Bischöfe haben einen anderen Auftrag als die Ordensleute und speziell der Karmel. Der Bischof ist aktiv inmitten der Gesellschaft tätig, ihm ist die Lehr- und Leitungsvollmacht in einem bestimmten Gebiet anvertraut, er kann nicht in Abgeschiedenheit seinen Dienst tun. Er muss die Stimme für Recht und Gerechtigkeit, für Frieden und aktuelle Probleme erheben.
Klöster sind bilden Zentren der Stille, der Einkehr und des Gebetes.

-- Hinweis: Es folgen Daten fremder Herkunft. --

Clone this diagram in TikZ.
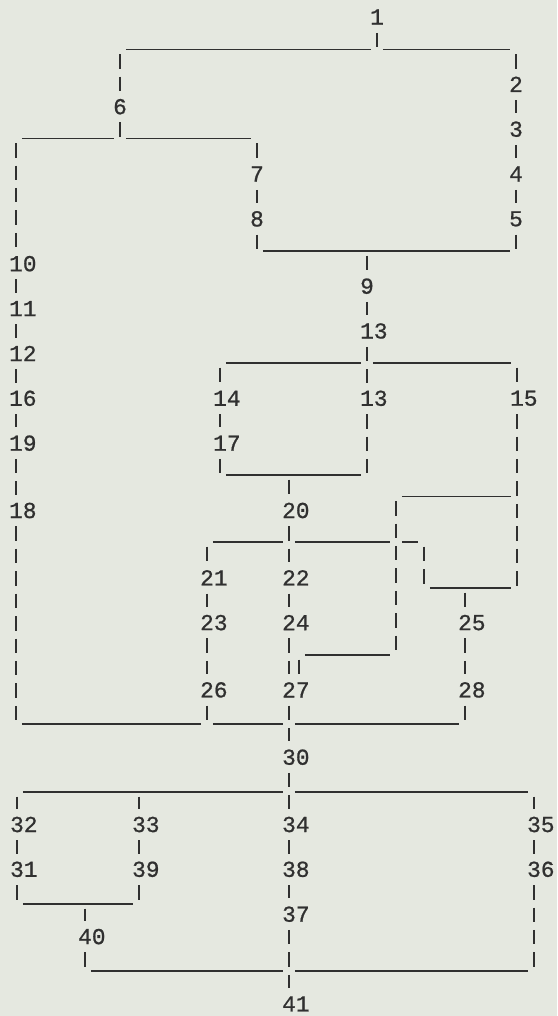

Wir Karmelitinnen leben in einfacher Abgeschiedenheit. Unser Rhythmus von Arbeit und Gebet sowie eine bescheidene Lebensführung dienen dazu, in der Kirche fürbittend und stellvertretend vor Gott zu stehen und so den Menschen in ihren Nöten helfend nahe zu sein. Wir gehen gemeinsam den Weg im Auftrag und Dienst für Kirche und Welt, letztlich sitzen wir alle in einem Boot und sind füreinander da.
Die Kirche ist auf Strukturveränderungen bedacht, die Orden auf den gelebten Glauben.
Wir leben die Zuwendung zu Gott, die Spiritualität, die Hingabe und Anbetung, sprich das Stehen-Vor-Gott.
Kirche und Orden müssen sich einander ergänzen, so sehe ich das! Gemeinsam unterwegs sein. Schon unsere Ordensgründerin bezeugte, dass wir Teil der Kirche sind und starb mit den Worten: „Letztlich sterbe ich als Tochter der Kirche“.

Und umgekehrt: Sind auch Sie als Orden lernfähig bzw. lernbereit? Welchen Beitrag können und möchten Sie in der Gesellschaft leisten, wo sie doch eher „in-sich-gekehrt“ leben?

Wir sind lernbereit, ja. Jeder Mensch muss offen sein, sich spirituell und individuell entfalten, um zu reifen. Wir sind offen für die Zeichen der Zeit, wir entscheiden, wie wir heute unser Charisma leben können. Stellvertretend für viele vor Gott zu stehen, das ist unser Beitrag. Jeder von uns ist zwar „in-sich-gekehrt“, doch Gott und den Menschen „zu-ge-kehrt“!


Das Interview führte Miriam Pawlak, Studentische Mitarbeiterin am Lehrstuhl für Dogmatik und Dogmengeschichte (Prof. Dr. Georg Essen) der Katholisch-Theologischen Fakultät der RUB.